Doomed: is there a resurrection?

Editor

Suman Ghimire

Isn’t it so easy to call someone a prostitute or to denote a girl or a woman by this particular name? Let us go to the other side – does she really choose to be a prostitute or is she forced into it?

Going to the roots, it has three sides unlike a coin which has only two. None of these girls come from a family that could afford a good one time meal, the other thing being illiteracy and she – being a daughter. There is a hue and cry if a daughter is born, so her dad tries again, however unfortunate enough, a third try and boom –a son. Five in a family and being a farmer earning low wages it is very difficult to run a family. After all the feeling of happiness for finally having a son has not filled up the empty spaces yet, thoughts about the dowry he needs to pay for her marriage makes him anxious. Then there comes a ray of hope – an unfamiliar man who is ready to help the poor & illiterate farmer with money. He sells them at 200$ each, enough to make him happy. The girls have no idea where they are being taken to but they are happy because father was not there to scold and hate them.

Tina (name changed) was 14, she says when she was sold into slavery, she was beaten and forced into prostitution. “When I arrived at the brothel, I refused to do what they told me and they beat me and starved me for 10 days,” says the soft-spoken girl, after being rescued. She was just a kid when she found herself along with thousands of other girls who are beaten, locked in tiny cages or hidden in attic. “Some are forced to have sex with as many as twenty men a day under the watchful eyes of madams and pimps” reveals Tina with utter despair.

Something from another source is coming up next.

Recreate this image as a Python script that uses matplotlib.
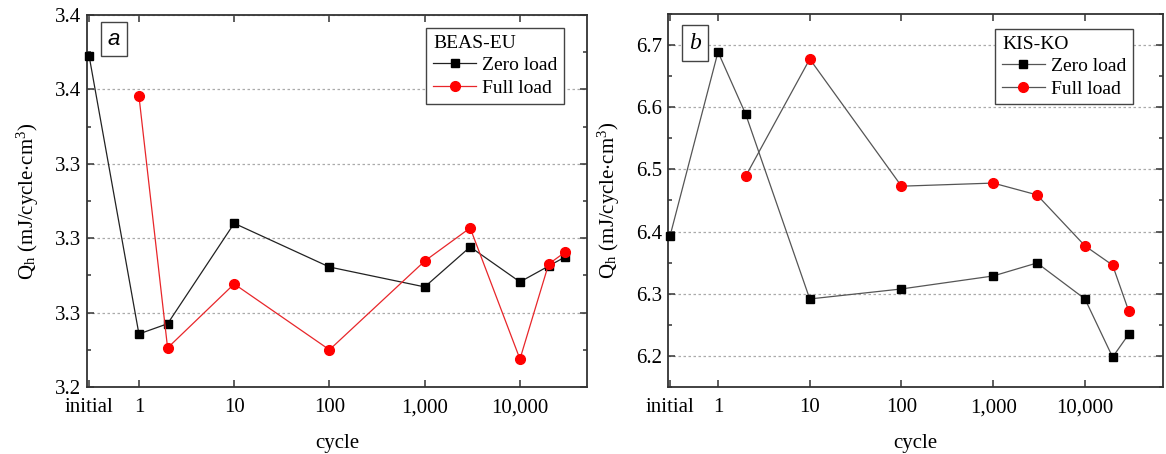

“They are not given enough to eat. There are no beds. They have to sleep on the floor. Sometimes they are raped,” says Ruchira Gupta, a social worker and documentary filmmaker who spent months investigating the horrors of Bombays’ brothels for her film ‘the selling of humans’.

Though prostitutes can be seen openly soliciting on the streets in the red-light areas, police often pay no heed. Asked what role his department plays in rescuing these girls, the police official says, “prostitution is said to be the oldest profession in this world . The society has been accepting it, demanding it and then encouraging it .We are not social workers, we are law enforcers” .

And yet, it is one civilian- and not the police, with the help of a news channel (hidden cameras) has taken on a personal and very dangerous crusade to rescue abducted girls. He says he has rescued more than 180 underage girls.

So we see, it is an intersection of poverty and sexism. It is very often the parents who send or sell their children away, thinking they may be or being taken to work somewhere. But most unfortunately most of them land up in the brothels.

According to a report by the ministry for women and child development, India has nearly 2.5 million prostitutes in nearly 300000 brothels in 1110 red light areas across the country. 90% or more is estimated as in-country and 5 to 10% from cross-border trafficking, reported mainly from Bangladesh and Nepal.

India has a fairly wide framework of laws enacted by the parliament as well as some state legislatures, apart from the constitutional provisions. Poor implementation of the laws along with low conviction rates, and serious corruption adds to the problem.
Some efforts from social activists, civilians and international support towards eradicating this modern slavery, have started showing some impact.